= SOURCE EXCERPT =

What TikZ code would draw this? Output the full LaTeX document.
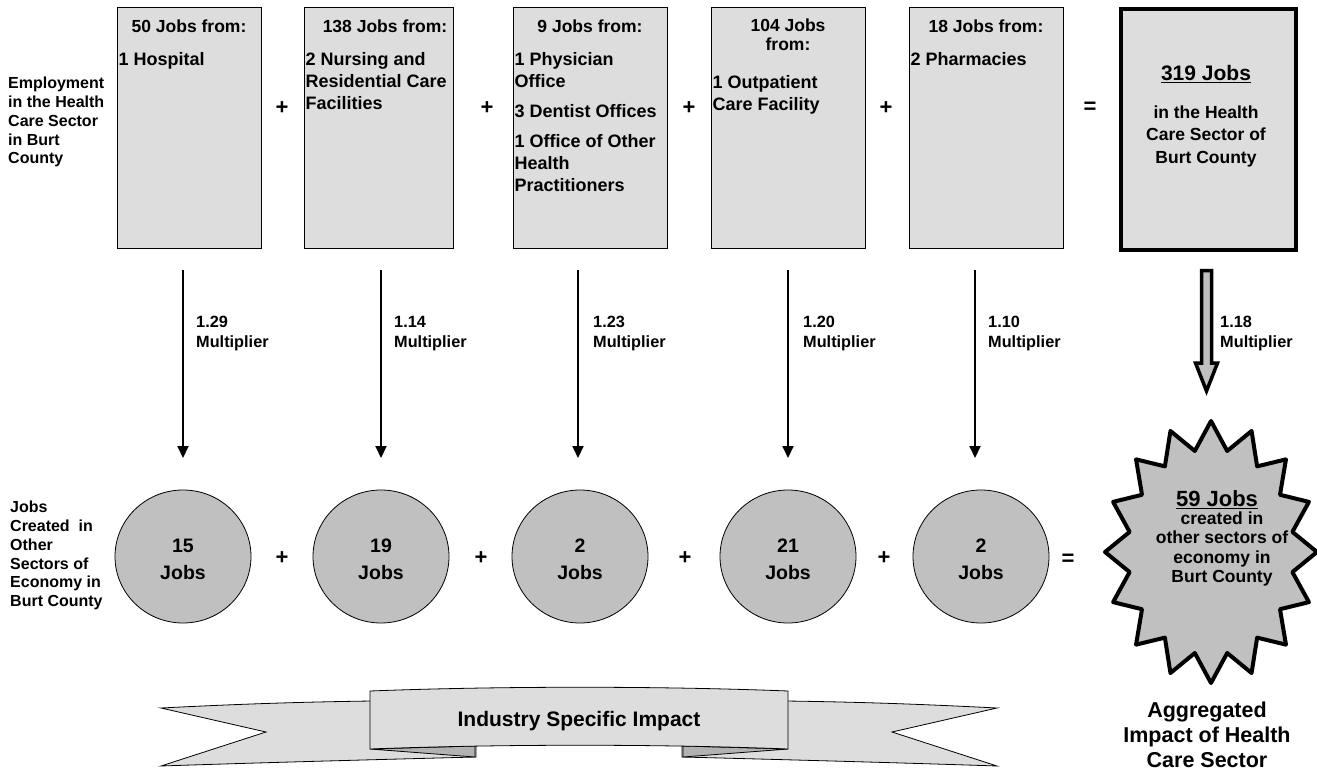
\documentclass[tikz,border=0pt]{standalone}
\usepackage{fontspec}
\setmainfont{Liberation Sans}
\usetikzlibrary{arrows.meta,calc,shapes.geometric}
\definecolor{boxgray}{HTML}{DDDDDD}
\definecolor{midgray}{HTML}{C0C0C0}
\definecolor{foldgray}{HTML}{B2B2B2}
\newcommand{\fsz}[2]{\fontsize{#1}{#2}\selectfont\bfseries}
\begin{document}
\begin{tikzpicture}[x=1pt,y=-1pt,
  jobbox/.style={draw=black, line width=0.8pt, fill=boxgray, minimum height=241pt, inner sep=0pt, anchor=north west},
  bigbox/.style={draw=black, line width=4pt, fill=boxgray, minimum width=175pt, minimum height=241pt, inner sep=0pt, anchor=north west},
  boxtitle/.style={inner sep=0pt, align=center, font=\fsz{17.5}{19}},
  boxitem/.style={inner sep=0pt, anchor=north west, align=left, font=\fsz{18}{22}},
  sidelabel/.style={inner sep=0pt, anchor=north west, align=left, font=\fsz{16}{18.8}},
  multlabel/.style={inner sep=0pt, anchor=north west, align=left, font=\fsz{16.3}{20}},
  opsign/.style={inner sep=0pt, font=\fsz{22}{24}},
  jobcircle/.style={draw=black, line width=0.8pt, fill=midgray, ellipse, minimum width=136pt, minimum height=133pt},
  circletext/.style={inner sep=0pt, align=center, font=\fsz{19.5}{27}},
  multarrow/.style={line width=2pt, -{Triangle[length=12pt,width=11pt]}},
  fatarrow/.style={draw=black, line width=3.5pt, fill=midgray, line join=miter},
  starsty/.style={draw=black, line width=4pt, fill=midgray, line join=round},
  bandsty/.style={draw=black, line width=0.8pt, fill=boxgray},
  foldsty/.style={draw=black, line width=0.8pt, fill=foldgray},
]
\useasboundingbox (0,0) rectangle (1317,773);

% ---------- side labels ----------
\node[sidelabel] (lab1) at (8,77) {Employment\\in the Health\\Care Sector\\in Burt\\County};
\node[sidelabel] (lab2) at (10,501) {Jobs\\Created\ \ in\\Other\\Sectors of\\Economy in\\Burt County};

% ---------- top boxes ----------
\node[jobbox, minimum width=144pt] (b1) at (117,7) {};
\node[jobbox, minimum width=149pt] (b2) at (304,7) {};
\node[jobbox, minimum width=154pt] (b3) at (513,7) {};
\node[jobbox, minimum width=154pt] (b4) at (711,7) {};
\node[jobbox, minimum width=154pt] (b5) at (909,7) {};
\node[bigbox] (b6) at (1119,7) {};

\node[boxtitle] (t1) at (189,26) {50 Jobs from:};
\node[boxtitle] (t2) at (385,26) {138 Jobs from:};
\node[boxtitle] (t3) at (590,26) {9 Jobs from:};
\node[boxtitle] (t4) at (788,34.5) {104 Jobs\\from:};
\node[boxtitle] (t5) at (986,26) {18 Jobs from:};

\node[boxitem] (i1) at (118.5,52.5) {1 Hospital};
\node[boxitem] (i2) at (305.5,52.5) {2 Nursing and\\Residential Care\\Facilities};
\node[boxitem] (i3) at (514.5,52.5) {1 Physician\\Office\\[8pt]3 Dentist Offices\\[8pt]1 Office of Other\\Health\\Practitioners};
\node[boxitem] (i4) at (712.5,75.5) {1 Outpatient\\Care Facility};
\node[boxitem] (i5) at (910.5,52.5) {2 Pharmacies};

\node[inner sep=0pt, font=\fsz{21}{24}] (t6) at (1206,74) {\underline{319 Jobs}};
\node[inner sep=0pt, align=center, font=\fsz{17.5}{22.5}] (i6) at (1206,136) {in the Health\\Care Sector of\\Burt County};

% operators top row
\node[opsign] (p1) at (282,108) {+};
\node[opsign] (p2) at (487,108) {+};
\node[opsign] (p3) at (689,108) {+};
\node[opsign] (p4) at (886,108) {+};
\node[opsign] (e1) at (1090,108) {=};

% ---------- circles ----------
\node[jobcircle] (c1) at (183,556.5) {};
\node[jobcircle] (c2) at (381,556.5) {};
\node[jobcircle] (c3) at (580,556.5) {};
\node[jobcircle] (c4) at (788,556.5) {};
\node[jobcircle] (c5) at (981,556.5) {};
\node[circletext] (ct1) at (183,559) {15\\Jobs};
\node[circletext] (ct2) at (381,559) {19\\Jobs};
\node[circletext] (ct3) at (580,559) {2\\Jobs};
\node[circletext] (ct4) at (788,559) {21\\Jobs};
\node[circletext] (ct5) at (981,559) {2\\Jobs};

\node[opsign] (p5) at (282,558) {+};
\node[opsign] (p6) at (481,558) {+};
\node[opsign] (p7) at (685,558) {+};
\node[opsign] (p8) at (884,558) {+};
\node[opsign] (e2) at (1068,560) {=};

% ---------- multiplier arrows ----------
\coordinate (a1s) at (183,270); \coordinate (a1e) at (183,458);
\coordinate (a2s) at (381,270); \coordinate (a2e) at (381,458);
\coordinate (a3s) at (578,270); \coordinate (a3e) at (578,458);
\coordinate (a4s) at (788,270); \coordinate (a4e) at (788,458);
\coordinate (a5s) at (975,270); \coordinate (a5e) at (975,458);
\draw[multarrow] (a1s) -- (a1e);
\draw[multarrow] (a2s) -- (a2e);
\draw[multarrow] (a3s) -- (a3e);
\draw[multarrow] (a4s) -- (a4e);
\draw[multarrow] (a5s) -- (a5e);

\node[multlabel] (m1) at (196,316) {1.29\\Multiplier};
\node[multlabel] (m2) at (394,316) {1.14\\Multiplier};
\node[multlabel] (m3) at (593,316) {1.23\\Multiplier};
\node[multlabel] (m4) at (803,316) {1.20\\Multiplier};
\node[multlabel] (m5) at (988,316) {1.10\\Multiplier};
\node[multlabel] (m6) at (1220,316) {1.18\\Multiplier};

% fat arrow
\draw[fatarrow] (1201.5,270.5) -- (1211.5,270.5) -- (1211.5,363) -- (1217.5,363)
  -- (1206.5,391) -- (1195.5,363) -- (1201.5,363) -- cycle;

% ---------- star ----------
\coordinate (S) at (1211,552);
\draw[starsty] ($(S)+(90:106 and 131)$)
  \foreach \i in {0,...,15}{ -- ($(S)+({101.25+\i*22.5}:83 and 103)$) -- ($(S)+({112.5+\i*22.5}:106 and 131)$) } -- cycle;
\node[inner sep=0pt, font=\fsz{22}{24}] (st1) at (1217,500) {\underline{59 Jobs}};
\node[inner sep=0pt, align=center, font=\fsz{17.5}{19.3}] (st2) at (1222,549) {created in\\other sectors of\\economy in\\Burt County};

\node[inner sep=0pt, align=center, font=\fsz{21.5}{25}] (agg) at (1207,735) {Aggregated\\Impact of Health\\Care Sector};

% ---------- banner ----------
\draw[bandsty] (161,708) .. controls (240,704) and (300,702) .. (372,701) -- (476,701) -- (476,757)
  .. controls (360,760) and (250,763) .. (161,766) -- (266,732) -- cycle;
\draw[bandsty] (997,708) .. controls (918,704) and (858,702) .. (786,701) -- (682,701) -- (682,757)
  .. controls (798,760) and (908,763) .. (997,766) -- (892,732) -- cycle;
\draw[foldsty] (370,749) -- (475,757) -- (475,746) -- cycle;
\draw[foldsty] (788,749) -- (683,757) -- (683,746) -- cycle;
\draw[bandsty] (370,691) .. controls (500,686) and (660,686) .. (788,691) -- (788,749)
  .. controls (660,744) and (500,744) .. (370,749) -- cycle;
\node[inner sep=0pt, font=\fsz{21}{24}] (bannertext) at (579,721) {Industry Specific Impact};

\end{tikzpicture}
\end{document}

= WORK TO COMPLETE =
Print out the material word for word, omitting the pictures.

= SOLUTION =
What TikZ code would draw this? Output the full LaTeX document.
\documentclass[tikz,border=0pt]{standalone}
\usepackage{fontspec}
\setmainfont{Liberation Sans}
\usetikzlibrary{arrows.meta,calc,shapes.geometric}
\definecolor{boxgray}{HTML}{DDDDDD}
\definecolor{midgray}{HTML}{C0C0C0}
\definecolor{foldgray}{HTML}{B2B2B2}
\newcommand{\fsz}[2]{\fontsize{#1}{#2}\selectfont\bfseries}
\begin{document}
\begin{tikzpicture}[x=1pt,y=-1pt,
  jobbox/.style={draw=black, line width=0.8pt, fill=boxgray, minimum height=241pt, inner sep=0pt, anchor=north west},
  bigbox/.style={draw=black, line width=4pt, fill=boxgray, minimum width=175pt, minimum height=241pt, inner sep=0pt, anchor=north west},
  boxtitle/.style={inner sep=0pt, align=center, font=\fsz{17.5}{19}},
  boxitem/.style={inner sep=0pt, anchor=north west, align=left, font=\fsz{18}{22}},
  sidelabel/.style={inner sep=0pt, anchor=north west, align=left, font=\fsz{16}{18.8}},
  multlabel/.style={inner sep=0pt, anchor=north west, align=left, font=\fsz{16.3}{20}},
  opsign/.style={inner sep=0pt, font=\fsz{22}{24}},
  jobcircle/.style={draw=black, line width=0.8pt, fill=midgray, ellipse, minimum width=136pt, minimum height=133pt},
  circletext/.style={inner sep=0pt, align=center, font=\fsz{19.5}{27}},
  multarrow/.style={line width=2pt, -{Triangle[length=12pt,width=11pt]}},
  fatarrow/.style={draw=black, line width=3.5pt, fill=midgray, line join=miter},
  starsty/.style={draw=black, line width=4pt, fill=midgray, line join=round},
  bandsty/.style={draw=black, line width=0.8pt, fill=boxgray},
  foldsty/.style={draw=black, line width=0.8pt, fill=foldgray},
]
\useasboundingbox (0,0) rectangle (1317,773);

% ---------- side labels ----------
\node[sidelabel] (lab1) at (8,77) {Employment\\in the Health\\Care Sector\\in Burt\\County};
\node[sidelabel] (lab2) at (10,501) {Jobs\\Created\ \ in\\Other\\Sectors of\\Economy in\\Burt County};

% ---------- top boxes ----------
\node[jobbox, minimum width=144pt] (b1) at (117,7) {};
\node[jobbox, minimum width=149pt] (b2) at (304,7) {};
\node[jobbox, minimum width=154pt] (b3) at (513,7) {};
\node[jobbox, minimum width=154pt] (b4) at (711,7) {};
\node[jobbox, minimum width=154pt] (b5) at (909,7) {};
\node[bigbox] (b6) at (1119,7) {};

\node[boxtitle] (t1) at (189,26) {50 Jobs from:};
\node[boxtitle] (t2) at (385,26) {138 Jobs from:};
\node[boxtitle] (t3) at (590,26) {9 Jobs from:};
\node[boxtitle] (t4) at (788,34.5) {104 Jobs\\from:};
\node[boxtitle] (t5) at (986,26) {18 Jobs from:};

\node[boxitem] (i1) at (118.5,52.5) {1 Hospital};
\node[boxitem] (i2) at (305.5,52.5) {2 Nursing and\\Residential Care\\Facilities};
\node[boxitem] (i3) at (514.5,52.5) {1 Physician\\Office\\[8pt]3 Dentist Offices\\[8pt]1 Office of Other\\Health\\Practitioners};
\node[boxitem] (i4) at (712.5,75.5) {1 Outpatient\\Care Facility};
\node[boxitem] (i5) at (910.5,52.5) {2 Pharmacies};

\node[inner sep=0pt, font=\fsz{21}{24}] (t6) at (1206,74) {\underline{319 Jobs}};
\node[inner sep=0pt, align=center, font=\fsz{17.5}{22.5}] (i6) at (1206,136) {in the Health\\Care Sector of\\Burt County};

% operators top row
\node[opsign] (p1) at (282,108) {+};
\node[opsign] (p2) at (487,108) {+};
\node[opsign] (p3) at (689,108) {+};
\node[opsign] (p4) at (886,108) {+};
\node[opsign] (e1) at (1090,108) {=};

% ---------- circles ----------
\node[jobcircle] (c1) at (183,556.5) {};
\node[jobcircle] (c2) at (381,556.5) {};
\node[jobcircle] (c3) at (580,556.5) {};
\node[jobcircle] (c4) at (788,556.5) {};
\node[jobcircle] (c5) at (981,556.5) {};
\node[circletext] (ct1) at (183,559) {15\\Jobs};
\node[circletext] (ct2) at (381,559) {19\\Jobs};
\node[circletext] (ct3) at (580,559) {2\\Jobs};
\node[circletext] (ct4) at (788,559) {21\\Jobs};
\node[circletext] (ct5) at (981,559) {2\\Jobs};

\node[opsign] (p5) at (282,558) {+};
\node[opsign] (p6) at (481,558) {+};
\node[opsign] (p7) at (685,558) {+};
\node[opsign] (p8) at (884,558) {+};
\node[opsign] (e2) at (1068,560) {=};

% ---------- multiplier arrows ----------
\coordinate (a1s) at (183,270); \coordinate (a1e) at (183,458);
\coordinate (a2s) at (381,270); \coordinate (a2e) at (381,458);
\coordinate (a3s) at (578,270); \coordinate (a3e) at (578,458);
\coordinate (a4s) at (788,270); \coordinate (a4e) at (788,458);
\coordinate (a5s) at (975,270); \coordinate (a5e) at (975,458);
\draw[multarrow] (a1s) -- (a1e);
\draw[multarrow] (a2s) -- (a2e);
\draw[multarrow] (a3s) -- (a3e);
\draw[multarrow] (a4s) -- (a4e);
\draw[multarrow] (a5s) -- (a5e);

\node[multlabel] (m1) at (196,316) {1.29\\Multiplier};
\node[multlabel] (m2) at (394,316) {1.14\\Multiplier};
\node[multlabel] (m3) at (593,316) {1.23\\Multiplier};
\node[multlabel] (m4) at (803,316) {1.20\\Multiplier};
\node[multlabel] (m5) at (988,316) {1.10\\Multiplier};
\node[multlabel] (m6) at (1220,316) {1.18\\Multiplier};

% fat arrow
\draw[fatarrow] (1201.5,270.5) -- (1211.5,270.5) -- (1211.5,363) -- (1217.5,363)
  -- (1206.5,391) -- (1195.5,363) -- (1201.5,363) -- cycle;

% ---------- star ----------
\coordinate (S) at (1211,552);
\draw[starsty] ($(S)+(90:106 and 131)$)
  \foreach \i in {0,...,15}{ -- ($(S)+({101.25+\i*22.5}:83 and 103)$) -- ($(S)+({112.5+\i*22.5}:106 and 131)$) } -- cycle;
\node[inner sep=0pt, font=\fsz{22}{24}] (st1) at (1217,500) {\underline{59 Jobs}};
\node[inner sep=0pt, align=center, font=\fsz{17.5}{19.3}] (st2) at (1222,549) {created in\\other sectors of\\economy in\\Burt County};

\node[inner sep=0pt, align=center, font=\fsz{21.5}{25}] (agg) at (1207,735) {Aggregated\\Impact of Health\\Care Sector};

% ---------- banner ----------
\draw[bandsty] (161,708) .. controls (240,704) and (300,702) .. (372,701) -- (476,701) -- (476,757)
  .. controls (360,760) and (250,763) .. (161,766) -- (266,732) -- cycle;
\draw[bandsty] (997,708) .. controls (918,704) and (858,702) .. (786,701) -- (682,701) -- (682,757)
  .. controls (798,760) and (908,763) .. (997,766) -- (892,732) -- cycle;
\draw[foldsty] (370,749) -- (475,757) -- (475,746) -- cycle;
\draw[foldsty] (788,749) -- (683,757) -- (683,746) -- cycle;
\draw[bandsty] (370,691) .. controls (500,686) and (660,686) .. (788,691) -- (788,749)
  .. controls (660,744) and (500,744) .. (370,749) -- cycle;
\node[inner sep=0pt, font=\fsz{21}{24}] (bannertext) at (579,721) {Industry Specific Impact};

\end{tikzpicture}
\end{document}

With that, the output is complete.